Faktalucka #14 - Aisha och Zainubs berättelser

tisdag 24 december 2013
Aisha, 18 år
THEY are the tragic faces of child marriage; expected to cook, clean, engage in sexual activity and perform any other duty their husbands want. They are beaten and abused for refusing. They were also just 10 years old when they were sold or forced into marriage. While most Australian girls this age are busy being children, child brides Aisha and Zainub (not their real names) were used as a commodity by their husbands and families. Neither girl had any idea of the abuse, rape and desperation that lay ahead when they were married.

Both have spoken exclusively to news.com.au in a bid to highlight the grim reality of being forced to live as a child bride. Here are their stories in their own words as translated by Yasmin Gull, regional manager, Khwendo Kor, Bannu, Pakistan, and transcribed via Amnesty Australia's Sarah Saleh.

Aisha, 18 

I got married when I was just 10. At the time of the marriage, my husband was a school student, just 16 years old".
"My father had a second wife and he had a conflict with them, so he gave me away in order to settle the conflict with the second wife's family.
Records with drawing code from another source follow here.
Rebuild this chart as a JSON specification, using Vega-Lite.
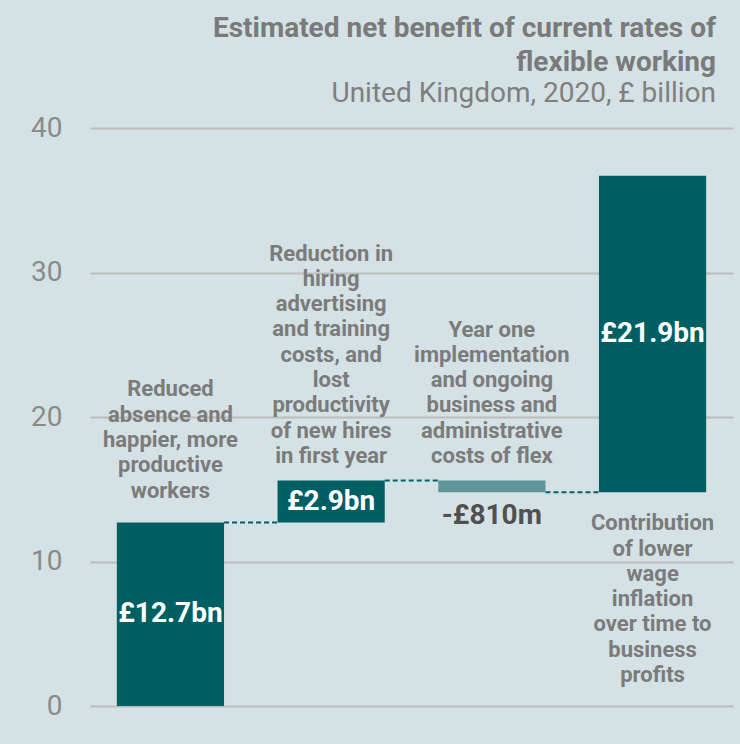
{
  "$schema": "https://vega.github.io/schema/vega-lite/v6.json",
  "autosize": "none",
  "width": 643,
  "height": 578,
  "padding": {"left": 90, "top": 128, "right": 7, "bottom": 38},
  "background": "#d4e2e5",
  "config": {
    "view": {"stroke": null},
    "font": "Roboto"
  },
  "title": {
    "text": ["Estimated net benefit of current rates of", "flexible working"],
    "subtitle": "United Kingdom, 2020, £ billion",
    "anchor": "end",
    "frame": "group",
    "dx": -17,
    "offset": 6,
    "font": "Roboto",
    "fontSize": 28,
    "fontWeight": "bold",
    "color": "#7a7a7a",
    "lineHeight": 34,
    "subtitleFont": "Roboto",
    "subtitleFontSize": 28,
    "subtitleFontWeight": "normal",
    "subtitleColor": "#7f7f7f",
    "subtitleLineHeight": 34,
    "subtitlePadding": 3
  },
  "data": {
    "values": [
      {"cat": "A", "start": 0, "end": 12.7, "type": "positive", "label": "£12.7bn", "next": "B", "desc": ["Reduced", "absence and", "happier, more", "productive", "workers"]},
      {"cat": "B", "start": 12.7, "end": 15.6, "type": "positive", "label": "£2.9bn", "next": "C", "desc": ["Reduction in", "hiring", "advertising", "and training", "costs, and", "lost", "productivity", "of new hires", "in first year"]},
      {"cat": "C", "start": 15.6, "end": 14.79, "type": "negative", "label": "-£810m", "next": "D", "desc": ["Year one", "implementation", "and ongoing", "business and", "administrative", "costs of flex"]},
      {"cat": "D", "start": 14.79, "end": 36.69, "type": "positive", "label": "£21.9bn", "next": null, "desc": ["Contribution", "of lower", "wage", "inflation", "over time to", "business", "profits"]}
    ]
  },
  "transform": [
    {"calculate": "(datum.start + datum.end) / 2", "as": "mid"},
    {"calculate": "max(datum.start, datum.end)", "as": "top"},
    {"calculate": "min(datum.start, datum.end)", "as": "bottom"}
  ],
  "encoding": {
    "x": {
      "field": "cat",
      "type": "nominal",
      "axis": null,
      "scale": {"paddingInner": 0.333, "paddingOuter": 0.167}
    }
  },
  "layer": [
    {
      "mark": {"type": "bar"},
      "encoding": {
        "y": {
          "field": "start",
          "type": "quantitative",
          "scale": {"domain": [0, 40], "nice": false},
          "axis": {
            "values": [0, 10, 20, 30, 40],
            "title": null,
            "domain": false,
            "ticks": false,
            "labelPadding": 28,
            "labelFont": "Roboto",
            "labelFontSize": 28,
            "labelColor": "#8a8a8a",
            "gridColor": "#bcbcbc",
            "gridWidth": 2
          }
        },
        "y2": {"field": "end"},
        "color": {
          "field": "type",
          "type": "nominal",
          "scale": {"domain": ["positive", "negative"], "range": ["#005f63", "#5e9598"]},
          "legend": null
        }
      }
    },
    {
      "transform": [{"filter": "datum.next != null"}],
      "mark": {"type": "rule", "color": "#006064", "strokeWidth": 2, "strokeDash": [5, 3]},
      "encoding": {
        "x": {"field": "cat", "type": "nominal", "bandPosition": 1},
        "x2": {"field": "next", "bandPosition": 0},
        "y": {"field": "end", "type": "quantitative"}
      }
    },
    {
      "transform": [{"filter": "datum.type == 'positive'"}],
      "mark": {"type": "text", "color": "white", "fontWeight": "bold", "fontSize": 28, "font": "Roboto", "baseline": "middle"},
      "encoding": {
        "y": {"field": "mid", "type": "quantitative"},
        "text": {"field": "label"}
      }
    },
    {
      "transform": [{"filter": "datum.type == 'negative'"}],
      "mark": {"type": "text", "color": "#505050", "fontWeight": "bold", "fontSize": 28, "font": "Roboto", "baseline": "top", "dy": 10},
      "encoding": {
        "y": {"field": "bottom", "type": "quantitative"},
        "text": {"field": "label"}
      }
    },
    {
      "transform": [{"filter": "datum.cat == 'A'"}],
      "mark": {"type": "text", "color": "#7b7b7b", "fontWeight": "bold", "fontSize": 22, "font": "Roboto", "baseline": "alphabetic", "lineHeight": 25.3, "dy": -126},
      "encoding": {
        "y": {"field": "top", "type": "quantitative"},
        "text": {"field": "desc"}
      }
    },
    {
      "transform": [{"filter": "datum.cat == 'B'"}],
      "mark": {"type": "text", "color": "#7b7b7b", "fontWeight": "bold", "fontSize": 22, "font": "Roboto", "baseline": "alphabetic", "lineHeight": 25.3, "dy": -220},
      "encoding": {
        "y": {"field": "top", "type": "quantitative"},
        "text": {"field": "desc"}
      }
    },
    {
      "transform": [{"filter": "datum.cat == 'C'"}],
      "mark": {"type": "text", "color": "#7b7b7b", "fontWeight": "bold", "fontSize": 22, "font": "Roboto", "baseline": "alphabetic", "lineHeight": 25.3, "dy": -144},
      "encoding": {
        "y": {"field": "top", "type": "quantitative"},
        "text": {"field": "desc"}
      }
    },
    {
      "transform": [{"filter": "datum.cat == 'D'"}],
      "mark": {"type": "text", "color": "#7b7b7b", "fontWeight": "bold", "fontSize": 22, "font": "Roboto", "baseline": "alphabetic", "lineHeight": 25.3, "dy": 38},
      "encoding": {
        "y": {"field": "bottom", "type": "quantitative"},
        "text": {"field": "desc"}
      }
    }
  ]
}
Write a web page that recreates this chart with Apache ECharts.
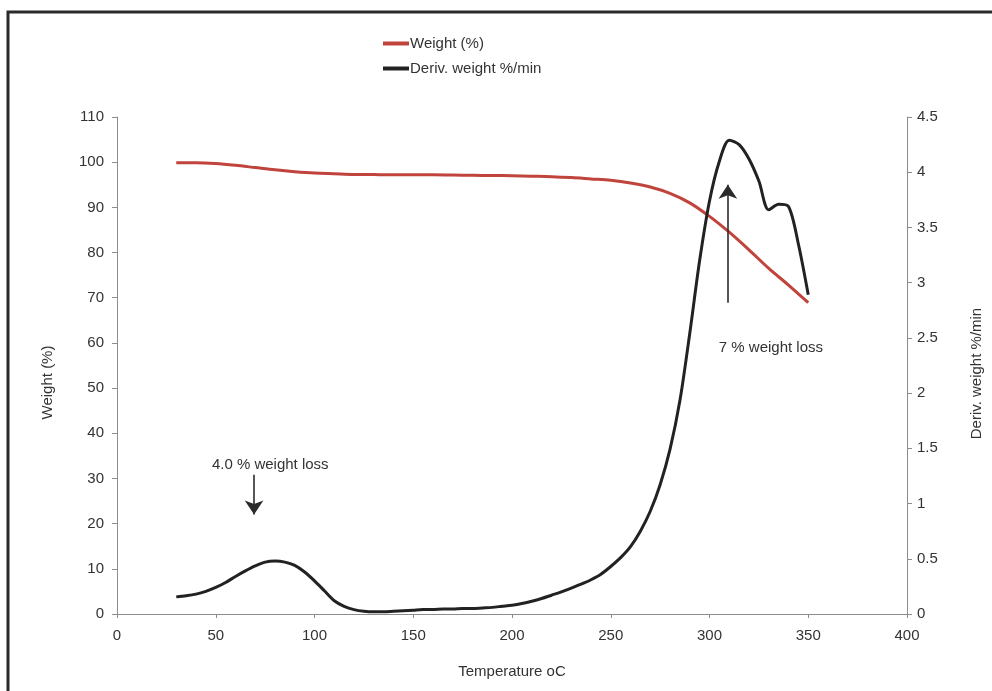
<!DOCTYPE html>
<html>
<head>
<meta charset="utf-8">
<script src="https://cdn.jsdelivr.net/npm/echarts@6/dist/echarts.min.js"></script>
<style>
  html, body { margin: 0; padding: 0; background: #fff; }
  #chart { width: 992px; height: 691px; }
</style>
</head>
<body>
<div id="chart"></div>
<script>
// Thermogravimetric run: residual weight and its derivative vs temperature
const weightTemps = [30, 40, 50, 60, 70, 80, 90, 100, 110, 120, 130, 140, 150, 160, 170, 180, 190, 200, 210, 220, 230, 240, 250, 260, 270, 280, 290, 300, 310, 320, 330, 340, 350];
const weightValues = [99.9, 99.9, 99.7, 99.3, 98.8, 98.3, 97.9, 97.6, 97.45, 97.3, 97.25, 97.2, 97.2, 97.2, 97.15, 97.1, 97.05, 97.0, 96.9, 96.8, 96.6, 96.3, 96.0, 95.4, 94.5, 93.1, 91.0, 88.0, 84.5, 80.6, 76.5, 72.8, 68.9];

const derivTemps = [30, 35, 40, 45, 50, 55, 60, 65, 70, 75, 80, 85, 90, 95, 100, 105, 110, 115, 120, 125, 130, 135, 140, 145, 150, 155, 160, 165, 170, 175, 180, 185, 190, 195, 200, 205, 210, 215, 220, 225, 230, 235, 240, 245, 250, 255, 260, 265, 270, 275, 280, 285, 290, 295, 300, 305, 310, 315, 320, 325, 330, 335, 340, 345, 350];
const derivValues = [0.155, 0.165, 0.18, 0.205, 0.24, 0.285, 0.34, 0.39, 0.435, 0.47, 0.48, 0.47, 0.44, 0.38, 0.30, 0.21, 0.12, 0.07, 0.04, 0.025, 0.02, 0.02, 0.025, 0.03, 0.035, 0.04, 0.04, 0.045, 0.045, 0.05, 0.05, 0.055, 0.06, 0.07, 0.08, 0.095, 0.115, 0.14, 0.17, 0.20, 0.235, 0.27, 0.31, 0.36, 0.43, 0.51, 0.61, 0.75, 0.93, 1.17, 1.49, 1.93, 2.54, 3.20, 3.74, 4.10, 4.29, 4.25, 4.12, 3.92, 3.66, 3.71, 3.69, 3.35, 2.89];

const xTicks = { min: 0, max: 400, interval: 50 };
const leftTicks = { min: 0, max: 110, interval: 10 };
const rightTicks = { min: 0, max: 4.5, interval: 0.5 };

// Annotation arrows (temperature, weight %) and their captions
const arrowLow = [[69.4, 30.8], [69.4, 22.0]];
const arrowHigh = [[309.3, 68.9], [309.3, 95.0]];
const captions = [
  { text: '4.0 % weight loss', at: [77.6, 33.0] },
  { text: '7 % weight loss', at: [331.1, 58.9] }
];

const FONT = '"Liberation Sans", Arial, sans-serif';
const axisColor = '#8c8c8c';
const textColor = '#333';

const chart = echarts.init(document.getElementById('chart'));

const pairs = (xs, ys) => xs.map((x, i) => [x, ys[i]]);

chart.setOption({
  backgroundColor: '#fff',
  animation: false,
  textStyle: { fontFamily: FONT },
  graphic: [
    { type: 'polyline', shape: { points: [[8, 700], [8, 12], [1000, 12]] },
      style: { stroke: '#2a2a2a', lineWidth: 3, fill: null } }
  ],
  legend: {
    orient: 'vertical',
    left: 378,
    top: 31,
    itemWidth: 26,
    itemHeight: 4,
    itemGap: 10,
    icon: 'rect',
    textStyle: { fontSize: 15, color: textColor, fontFamily: FONT, padding: [0, 0, 0, -4] },
    data: ['Weight (%)', 'Deriv. weight %/min']
  },
  grid: { left: 117, right: 84, top: 117, bottom: 77, containLabel: false },
  xAxis: {
    type: 'value',
    min: xTicks.min, max: xTicks.max, interval: xTicks.interval,
    name: 'Temperature oC',
    nameLocation: 'middle',
    nameGap: 50,
    nameTextStyle: { fontSize: 15, color: textColor },
    axisLine: { lineStyle: { color: axisColor, width: 1 } },
    axisTick: { show: true, length: 4, lineStyle: { color: axisColor } },
    axisLabel: { fontSize: 15, color: textColor, margin: 14 },
    splitLine: { show: false }
  },
  yAxis: [
    {
      type: 'value',
      min: leftTicks.min, max: leftTicks.max, interval: leftTicks.interval,
      name: 'Weight (%)',
      nameLocation: 'middle',
      nameGap: 62,
      nameTextStyle: { fontSize: 15, color: textColor, padding: [0, 34, 0, 0] },
      axisLine: { show: true, lineStyle: { color: axisColor, width: 1 } },
      axisTick: { show: true, length: 5, lineStyle: { color: axisColor } },
      axisLabel: { fontSize: 15, color: textColor, margin: 13 },
      splitLine: { show: false }
    },
    {
      type: 'value',
      position: 'right',
      min: rightTicks.min, max: rightTicks.max, interval: rightTicks.interval,
      name: 'Deriv. weight %/min',
      nameLocation: 'middle',
      nameGap: 62,
      nameRotate: 90,
      nameTextStyle: { fontSize: 15, color: textColor, padding: [0, 16, 0, 0] },
      axisLine: { show: true, lineStyle: { color: axisColor, width: 1 } },
      axisTick: { show: true, length: 5, lineStyle: { color: axisColor } },
      axisLabel: { fontSize: 15, color: textColor, margin: 10 },
      splitLine: { show: false }
    }
  ],
  series: [
    {
      name: 'Weight (%)',
      type: 'line',
      yAxisIndex: 0,
      data: pairs(weightTemps, weightValues),
      smooth: 0.3,
      showSymbol: false,
      color: '#c0443c',
      lineStyle: { color: '#c0443c', width: 3 },
      z: 3,
      markLine: {
        silent: true,
        symbol: ['none', 'arrow'],
        symbolSize: 14,
        label: { show: false },
        lineStyle: { color: '#2b2b2b', width: 1.6, type: 'solid' },
        data: [
          [{ coord: arrowLow[0] }, { coord: arrowLow[1] }],
          [{ coord: arrowHigh[0] }, { coord: arrowHigh[1] }]
        ]
      },
      markPoint: {
        silent: true,
        symbol: 'circle',
        symbolSize: 0,
        label: { show: true, position: 'inside', fontSize: 15, color: textColor, fontFamily: FONT,
                 formatter: p => p.name },
        data: captions.map(c => ({ name: c.text, coord: c.at }))
      }
    },
    {
      name: 'Deriv. weight %/min',
      type: 'line',
      yAxisIndex: 1,
      data: pairs(derivTemps, derivValues),
      smooth: 0.3,
      showSymbol: false,
      color: '#222',
      lineStyle: { color: '#222', width: 3 },
      z: 4
    }
  ]
});
</script>
</body>
</html>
The marriage was arranged by family, it was not a forced marriage - but I was a little girl at the time, I did not know the meaning of marriage and accepted it because I did not know any better".
My husband was really harsh with me because of the fact that I did not know what a marriage was, and what the duties of a wife were. He wanted a sexual relationship but I did not even know what that was at the time, and so he started beating me to get it. My hand was fractured, and also my eyes suffered injuries and were severely affected from the beatings. Very early on in the marriage, I fell pregnant twice. Both children died due to my extremely young age.

No one could help me - everyone remained silent. I guess they thought this is a tradition - that every woman should be beaten by her husband and this is his right to get his demands, to get what he wants. I did not escape - I compromised with him and stayed for the sake of two children we now have (two more, after the first two died).

My children are the reason I have stayed. And my father is old now, I can't hurt him by leaving so I will stay - it's tradition. This is a tradition here in my village (in the Bannu district). Most females get married at 10-12 years old. "What I would say to other young girls in your position is never get married at an early age.
"If you do you will have psychological problems like I do. I don't get to live like other girls my age - and I never will." 
We need financial help, we need centres in this village - where we can be taught skills and work, and earn money for our families so we don't have to be sold as child brides. We also need mental health institutions so people with mental health issues like me can recover.


Zainub, 13 

I got married at 10 - and my husband was 14 at the time.
"My father forced me to get married. I was married early - because we are very poor and my father needed money. As the oldest girl (we are a very poor, very large family of nine children), I was sold off".
I was very innocent at the time, they pressured me into it so I accepted. But I was also very afraid because I did not know anything and definitely did not know the meaning of marriage. I have been very unhappy in this marriage. The only reason my husband's family married their son to me was because they needed a servant - that's all I was to them ... I got no education like other young girls. "
It severely affected my health, and nobody attended to me. His family treated me like a servant and my husband and father in law regularly beat me up. My husband wanted 'sex' from me - but I could not understand what this was, what he wanted ... so he forced himself on me".
And he beat me up for trying to refuse. "I escaped from my in-laws, I called my mother to come here and take me back home to my parents because here I was abused, hit and they treated me badly in every way. I will never go back to my husband's house.
"But we are still married - my in-laws refuse to give me a divorce, until I pay back the dowry - which is too expensive for my family (40,000 rupees - around $400)." 
Please tell my message to other young girls that they should never get married so early, and should complete their education. "This type of marriage at such an early age has a really bad effect on mind and body - and has led to mental health issues."